One of those making a steady foray into health insurance amid a growth spurt is Catholic Health Initiatives, the giant faith-based network of 105 hospitals in 19 states. CHI is selling Medicare Advantage plans in six states and employee and individual exchange plans in Arkansas. Despite its size, the health system is being "thoughtful of where we want to offer insurance products," said Juan Serrano, Catholic Health Initiatives' national senior vice president of payer strategy and operations.

So far, CHI's health plans count about 160,000 members, including 22,000 CHI employees. "We want to make sure we're being successful as a network player and that we do have a differentiated value proposition," said Serrano, noting that CHI features as the flagship network in a number of exchange plans.

In some markets, CHI may indeed be competing with other insurers, and could fray some short-term relationships. "But when we've spoken with UnitedHealth Group or Aetna," the message is that CHI sponsoring its own plans "means is that we're going to become a better and better health system partner for you," Serrano said.

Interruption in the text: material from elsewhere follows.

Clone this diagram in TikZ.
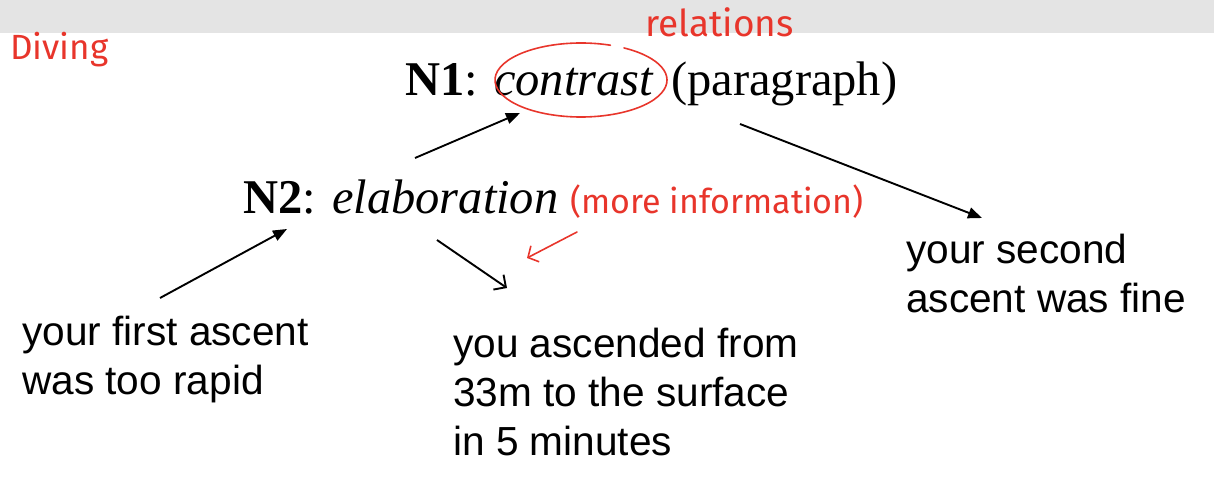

That strategy echoes the long view of Deloitte's Copeland: that provider-sponsored plans will grow and actually be good for large national insurers, if at the same time garnering membership from the local dominant Blue Cross and Blue Shield plans. "On the far end of the spectrum, the provider should have an operating model that is much better than average and should be very competitive and for the rest of the business they have to take care of, those not in their health plan," he said. "They'll have a good value proposition to other payers."